#### REQUIREMENT
Every line from the one holding "What seaborn and" through the one holding "label='actual ccdf', estimator=None)" should be returned exactly, both included; the pictures should not.

#### ENTRIES
━━━━━━━━

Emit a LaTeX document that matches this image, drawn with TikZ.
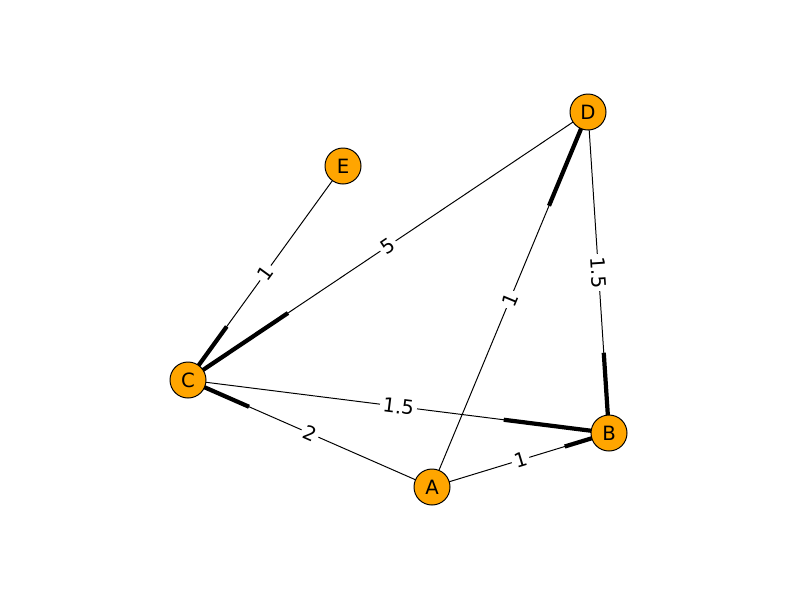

━━━━━━━━

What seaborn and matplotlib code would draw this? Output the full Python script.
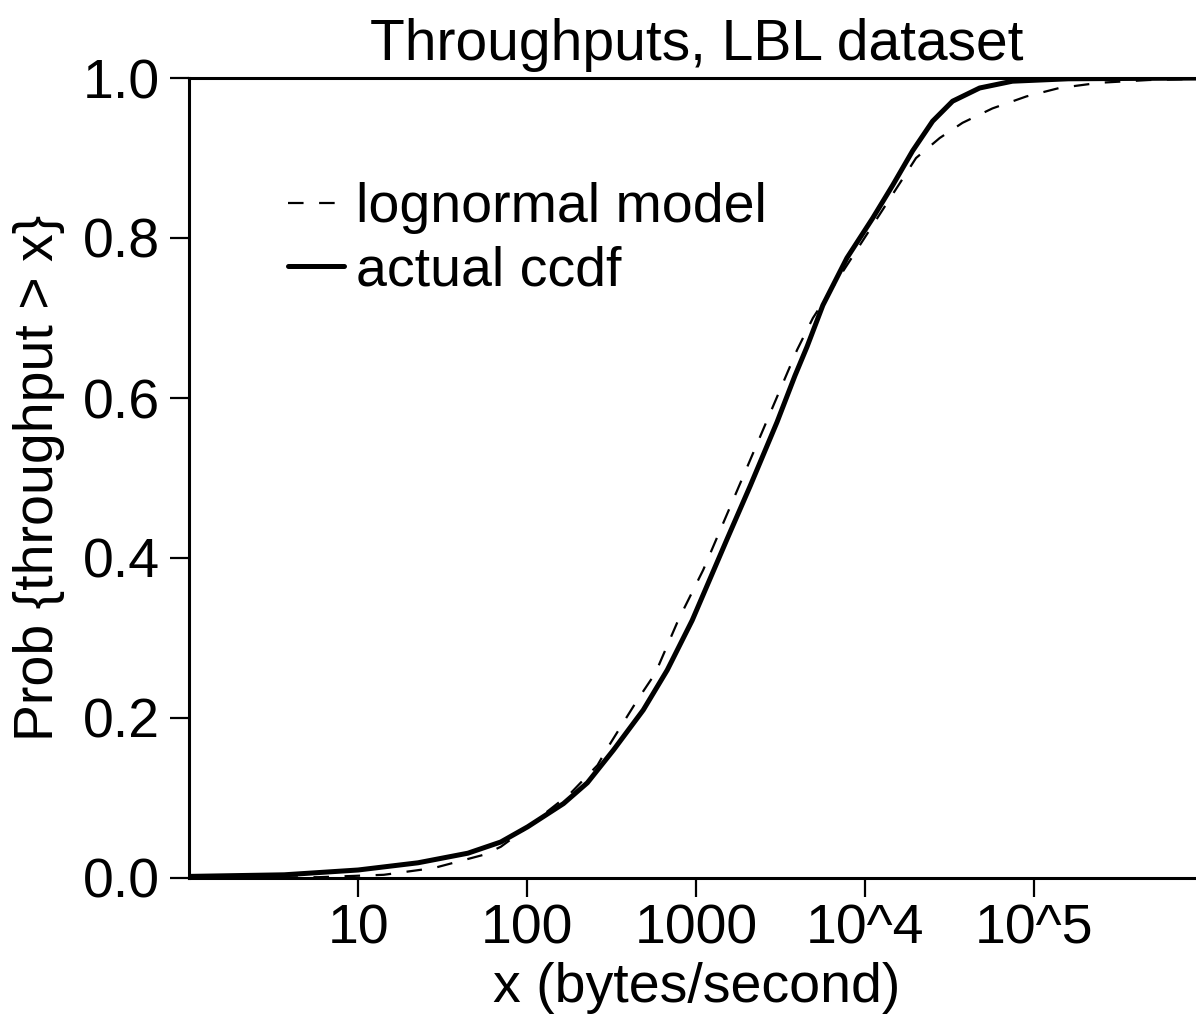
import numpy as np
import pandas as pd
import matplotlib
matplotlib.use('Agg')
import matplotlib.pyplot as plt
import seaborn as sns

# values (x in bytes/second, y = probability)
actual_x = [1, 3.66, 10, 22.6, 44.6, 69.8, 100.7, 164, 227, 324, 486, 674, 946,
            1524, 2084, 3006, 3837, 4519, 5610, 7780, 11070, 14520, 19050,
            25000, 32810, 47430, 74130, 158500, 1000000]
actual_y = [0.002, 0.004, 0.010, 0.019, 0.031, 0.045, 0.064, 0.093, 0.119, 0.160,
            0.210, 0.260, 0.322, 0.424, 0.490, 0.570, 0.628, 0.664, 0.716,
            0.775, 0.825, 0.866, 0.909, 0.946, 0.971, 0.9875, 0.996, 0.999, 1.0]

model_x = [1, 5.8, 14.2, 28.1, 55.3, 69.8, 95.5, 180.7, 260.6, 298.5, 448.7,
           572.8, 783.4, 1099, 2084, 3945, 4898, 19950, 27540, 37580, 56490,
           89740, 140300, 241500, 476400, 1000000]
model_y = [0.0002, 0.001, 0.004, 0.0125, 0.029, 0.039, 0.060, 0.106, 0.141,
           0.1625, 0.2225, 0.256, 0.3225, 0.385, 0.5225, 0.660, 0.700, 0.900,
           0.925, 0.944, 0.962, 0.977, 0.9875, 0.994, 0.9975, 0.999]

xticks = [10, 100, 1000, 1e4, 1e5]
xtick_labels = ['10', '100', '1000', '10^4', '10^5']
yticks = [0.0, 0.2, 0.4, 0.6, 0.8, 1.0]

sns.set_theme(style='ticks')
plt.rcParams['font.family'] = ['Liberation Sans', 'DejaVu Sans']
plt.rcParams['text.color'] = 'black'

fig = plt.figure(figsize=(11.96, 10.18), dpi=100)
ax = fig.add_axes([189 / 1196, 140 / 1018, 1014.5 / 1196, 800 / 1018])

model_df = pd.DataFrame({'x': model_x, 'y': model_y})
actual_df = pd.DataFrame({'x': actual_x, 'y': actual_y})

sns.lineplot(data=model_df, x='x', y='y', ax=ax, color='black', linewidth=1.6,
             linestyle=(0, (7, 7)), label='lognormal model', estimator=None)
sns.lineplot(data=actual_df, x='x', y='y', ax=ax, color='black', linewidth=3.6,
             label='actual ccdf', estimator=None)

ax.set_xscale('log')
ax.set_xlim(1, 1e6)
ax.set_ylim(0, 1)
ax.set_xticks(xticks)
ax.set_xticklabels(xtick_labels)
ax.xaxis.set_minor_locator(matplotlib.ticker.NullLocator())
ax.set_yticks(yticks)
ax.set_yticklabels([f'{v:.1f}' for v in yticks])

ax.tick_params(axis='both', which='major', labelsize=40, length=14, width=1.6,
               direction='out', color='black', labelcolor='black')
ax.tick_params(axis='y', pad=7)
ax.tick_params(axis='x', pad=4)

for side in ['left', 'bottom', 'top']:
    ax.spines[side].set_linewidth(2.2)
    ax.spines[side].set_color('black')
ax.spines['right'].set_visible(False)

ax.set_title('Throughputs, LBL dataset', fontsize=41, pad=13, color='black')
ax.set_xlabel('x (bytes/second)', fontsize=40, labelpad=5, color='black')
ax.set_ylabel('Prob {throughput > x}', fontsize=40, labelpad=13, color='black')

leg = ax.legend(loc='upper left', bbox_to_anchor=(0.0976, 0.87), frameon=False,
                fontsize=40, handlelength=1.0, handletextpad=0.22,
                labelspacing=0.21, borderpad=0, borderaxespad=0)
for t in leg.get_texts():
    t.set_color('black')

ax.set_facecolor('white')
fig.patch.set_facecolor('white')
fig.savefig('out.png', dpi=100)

━━━━━━━━

#### SOLUTION FOR THIS TASK
What seaborn and matplotlib code would draw this? Output the full Python script.
import numpy as np
import pandas as pd
import matplotlib
matplotlib.use('Agg')
import matplotlib.pyplot as plt
import seaborn as sns

# values (x in bytes/second, y = probability)
actual_x = [1, 3.66, 10, 22.6, 44.6, 69.8, 100.7, 164, 227, 324, 486, 674, 946,
            1524, 2084, 3006, 3837, 4519, 5610, 7780, 11070, 14520, 19050,
            25000, 32810, 47430, 74130, 158500, 1000000]
actual_y = [0.002, 0.004, 0.010, 0.019, 0.031, 0.045, 0.064, 0.093, 0.119, 0.160,
            0.210, 0.260, 0.322, 0.424, 0.490, 0.570, 0.628, 0.664, 0.716,
            0.775, 0.825, 0.866, 0.909, 0.946, 0.971, 0.9875, 0.996, 0.999, 1.0]

model_x = [1, 5.8, 14.2, 28.1, 55.3, 69.8, 95.5, 180.7, 260.6, 298.5, 448.7,
           572.8, 783.4, 1099, 2084, 3945, 4898, 19950, 27540, 37580, 56490,
           89740, 140300, 241500, 476400, 1000000]
model_y = [0.0002, 0.001, 0.004, 0.0125, 0.029, 0.039, 0.060, 0.106, 0.141,
           0.1625, 0.2225, 0.256, 0.3225, 0.385, 0.5225, 0.660, 0.700, 0.900,
           0.925, 0.944, 0.962, 0.977, 0.9875, 0.994, 0.9975, 0.999]

xticks = [10, 100, 1000, 1e4, 1e5]
xtick_labels = ['10', '100', '1000', '10^4', '10^5']
yticks = [0.0, 0.2, 0.4, 0.6, 0.8, 1.0]

sns.set_theme(style='ticks')
plt.rcParams['font.family'] = ['Liberation Sans', 'DejaVu Sans']
plt.rcParams['text.color'] = 'black'

fig = plt.figure(figsize=(11.96, 10.18), dpi=100)
ax = fig.add_axes([189 / 1196, 140 / 1018, 1014.5 / 1196, 800 / 1018])

model_df = pd.DataFrame({'x': model_x, 'y': model_y})
actual_df = pd.DataFrame({'x': actual_x, 'y': actual_y})

sns.lineplot(data=model_df, x='x', y='y', ax=ax, color='black', linewidth=1.6,
             linestyle=(0, (7, 7)), label='lognormal model', estimator=None)
sns.lineplot(data=actual_df, x='x', y='y', ax=ax, color='black', linewidth=3.6,
             label='actual ccdf', estimator=None)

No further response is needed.